Fortunately, a friend was able to recognise the problem and explain it to the supplier, who then issued a corrected bill. But this was not the end of the story. Apparently the hand-held equipment used by meter readers can actually amend a correct reading in order to make it consistent with an earlier erroneous reading. So the lady received a further three highly elevated bills. Fortunately she now has a modern electricity meter.

I have detailed these examples to show how the distress caused, together with the effort spent by both parties in handling the complaint, are out of all proportion the the extra effort needed to check the bills for gross errors and take appropriate action.

I have found that the regulator, Ofgem, is unwilling to deal directly with the public, and I have been advised by Consumer Direct to raise this issue through my Member of Parliament. But I would like first to invite E&T readers who might be involved in specifying or implementing billing/metering systems to comment on this issue. Are there any utilities who can claim "We check your bills"? If not, why not?

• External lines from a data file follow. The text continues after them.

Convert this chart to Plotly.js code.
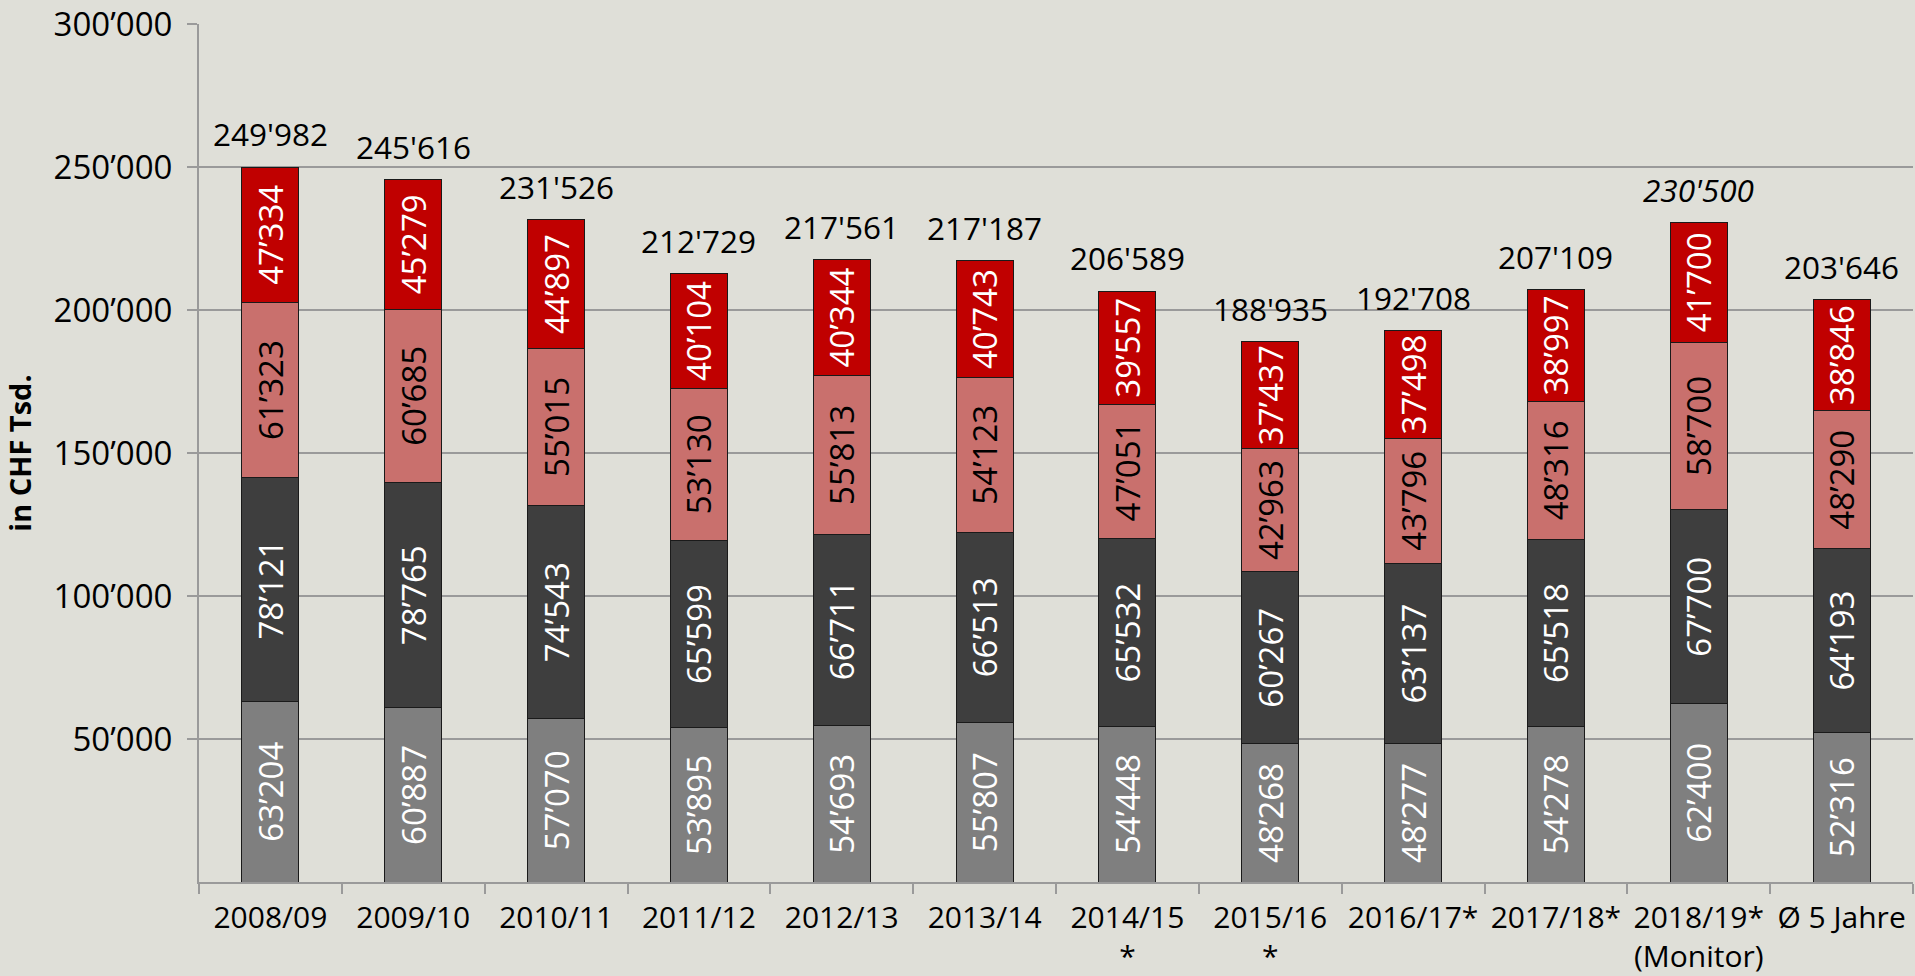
<!DOCTYPE html>
<html>
<head>
<meta charset="utf-8">
<script src="https://cdn.plot.ly/plotly-3.0.1.min.js"></script>
<style>
html,body{margin:0;padding:0;background:#dfdfd8;}
#chart{width:1915px;height:976px;}
</style>
</head>
<body>
<div id="chart"></div>
<script>
const categories = ["2008/09","2009/10","2010/11","2011/12","2012/13","2013/14","2014/15<br>*","2015/16<br>*","2016/17*","2017/18*","2018/19*<br>(Monitor)","Ø 5 Jahre"];
const seriesGrey = [63204, 60887, 57070, 53895, 54693, 55807, 54448, 48268, 48277, 54278, 62400, 52316];
const seriesDark = [78121, 78765, 74543, 65599, 66711, 66513, 65532, 60267, 63137, 65518, 67700, 64193];
const seriesPink = [61323, 60685, 55015, 53130, 55813, 54123, 47051, 42963, 43796, 48316, 58700, 48290];
const seriesRed  = [47334, 45279, 44897, 40104, 40344, 40743, 39557, 37437, 37498, 38997, 41700, 38846];
const totals     = [249982, 245616, 231526, 212729, 217561, 217187, 206589, 188935, 192708, 207109, 230500, 203646];
const italicTotal = [false,false,false,false,false,false,false,false,false,false,true,false];
const yTickVals = [50000,100000,150000,200000,250000,300000];
const yTickText = ["50’000","100’000","150’000","200’000","250’000","300’000"];

function fmt(v, sep){
  const s = String(v);
  return s.length > 3 ? s.slice(0, s.length-3) + sep + s.slice(s.length-3) : s;
}

const FONT = "Open Sans, DejaVu Sans, sans-serif";

function mk(vals, color, textColor){
  return {
    type: "bar",
    x: categories,
    y: vals,
    text: vals.map(v => fmt(v, "’")),
    textposition: "inside",
    insidetextanchor: "middle",
    textangle: -90,
    constraintext: "none",
    textfont: {family: FONT, size: 33, color: textColor},
    marker: {color: color, line: {color: "#1a1a1a", width: 1}},
    hoverinfo: "skip",
    cliponaxis: false
  };
}

const data = [
  mk(seriesGrey, "#7f7f7f", "#ffffff"),
  mk(seriesDark, "#3e3e3e", "#ffffff"),
  mk(seriesPink, "#c9706d", "#000000"),
  mk(seriesRed,  "#c00000", "#ffffff")
];

const annotations = totals.map((t, i) => ({
  x: categories[i],
  y: t,
  xref: "x",
  yref: "y",
  text: fmt(t, "'"),
  showarrow: false,
  yanchor: "bottom",
  yshift: 10,
  font: {family: FONT, size: 31.5, color: "#000000", style: italicTotal[i] ? "italic" : "normal"}
}));

const layout = {
  width: 1915,
  height: 976,
  paper_bgcolor: "#dfdfd8",
  plot_bgcolor: "#dfdfd8",
  barmode: "stack",
  bargap: 0.6,
  showlegend: false,
  margin: {l: 199, r: 2, t: 24, b: 94, pad: 0},
  font: {family: FONT, color: "#000000"},
  xaxis: {
    type: "category",
    tickson: "boundaries",
    ticks: "outside",
    ticklen: 10,
    tickwidth: 2,
    tickcolor: "#9a9a9a",
    showline: true,
    linecolor: "#9a9a9a",
    linewidth: 2,
    showgrid: false,
    tickangle: 0,
    tickfont: {family: FONT, size: 30, color: "#000000"},
    ticklabelstandoff: 8,
    fixedrange: true
  },
  yaxis: {
    range: [0, 300000],
    tickvals: yTickVals,
    ticktext: yTickText,
    ticks: "outside",
    ticklen: 10,
    tickwidth: 2,
    tickcolor: "#9a9a9a",
    showline: true,
    linecolor: "#9a9a9a",
    linewidth: 2,
    showgrid: true,
    gridcolor: "#9a9a9a",
    gridwidth: 2,
    zeroline: false,
    tickfont: {family: FONT, size: 33, color: "#000000"},
    ticklabelstandoff: 8,
    title: {text: "<b>in CHF Tsd.</b>", font: {family: FONT, size: 29, color: "#000000"}, standoff: 18},
    fixedrange: true
  },
  annotations: annotations
};

Plotly.newPlot("chart", data, layout, {displayModeBar: false, staticPlot: true});
</script>
</body>
</html>
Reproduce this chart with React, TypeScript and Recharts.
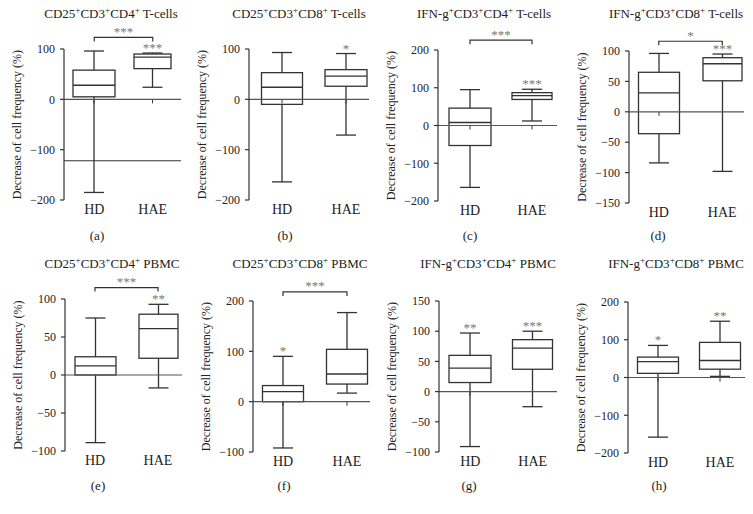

John Chambers FIET, Tadworth, Surrey

What really happens

'What would you do?' (Vol 4, #7) reports a theory gaining support among risk experts that, when a disaster strikes, people behave in unexpected and irrational ways. It then goes on to say that the tacit assumption used to be that people respond instantaneously when an alarm goes off and that that doesn't happen.

Could I just say that, if that is the case, then the risk experts have a lot of catching up to do since every NCO in every armed force all the way back to Roman times would probably have told them that if they had bothered to ask.